[Source code of charts]
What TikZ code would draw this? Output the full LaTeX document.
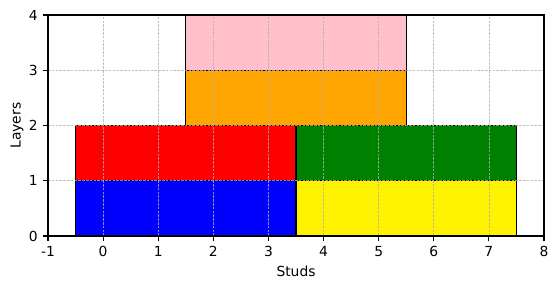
\documentclass[tikz,border=0pt]{standalone}
\usepackage{fontspec}
\setmainfont{DejaVu Sans}
\usepackage{tikz}
\usetikzlibrary{
  positioning,
  calc
}
\definecolor{mplgreen}{RGB}{0,128,0}
\definecolor{mplorange}{RGB}{255,165,0}
\definecolor{mplpink}{RGB}{255,192,203}
\definecolor{mplgrid}{RGB}{176,176,176}
\tikzset{
  brick/.style={
    draw=black, line width=1.3bp
  },
  gridline/.style={
    draw=mplgrid, draw opacity=0.8, line width=0.7bp,
    dash pattern=on 2.6bp off 1.2bp
  },
  spine/.style={
    draw=black, line width=1.1bp
  },
  tick/.style={
    draw=black, line width=1.1bp
  },
  ticklabel/.style={
    font=\fontsize{13.9}{16}\selectfont, inner sep=0pt
  },
  axislabel/.style={
    font=\fontsize{13.9}{16}\selectfont, inner sep=0pt
  }
}

\begin{document}
\begin{tikzpicture}[x=55.11bp, y=55.25bp]

\useasboundingbox (-1.871,-0.959) rectangle (8.254,4.2715);

% Bricks
\foreach \xa/\ya/\xb/\yb/\col in {
  -0.5/0/3.5/1/blue, 3.5/0/7.5/1/yellow,
  -0.5/1/3.5/2/red, 3.5/1/7.5/2/mplgreen,
  1.5/2/5.5/3/mplorange, 1.5/3/5.5/4/mplpink}
  \filldraw[brick, fill=\col] (\xa,\ya) rectangle (\xb,\yb);

% Grid
\foreach \gx in {-1,...,8}
  \draw[gridline] (\gx,0) -- (\gx,4);
\foreach \gy in {0,...,4}
  \draw[gridline] (-1,\gy) -- (8,\gy);

% Axes frame
\draw[spine] (-1,0) rectangle (8,4);

% Ticks
\foreach \gx in {-1,...,8} {
  \draw[tick] (\gx,0) -- ++(0,-4.9bp);
  \node[ticklabel, anchor=north] (xt\gx) at ($(\gx,0)+(0,-10bp)$) {\gx};
}
\foreach \gy in {0,...,4} {
  \draw[tick] (-1,\gy) -- ++(-4.9bp,0);
  \node[ticklabel, anchor=east] (yt\gy) at ($(-1,\gy)+(-10bp,0)$) {\gy};
}

% Axis labels
\node[axislabel] (xlabel) at ($(3.5,0)+(0,-35bp)$) {Studs};
\node[axislabel, rotate=90] (ylabel) at ($(-1,2)+(-31bp,0)$) {Layers};

\end{tikzpicture}
\end{document}
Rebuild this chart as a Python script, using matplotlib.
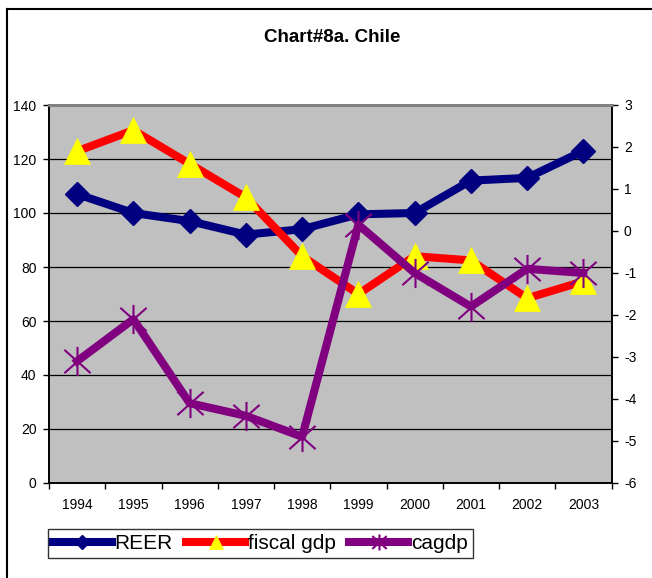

**Aim**
Work out how many lines in the records above contain the word "this", and reply with that number alone.

**The reply**
2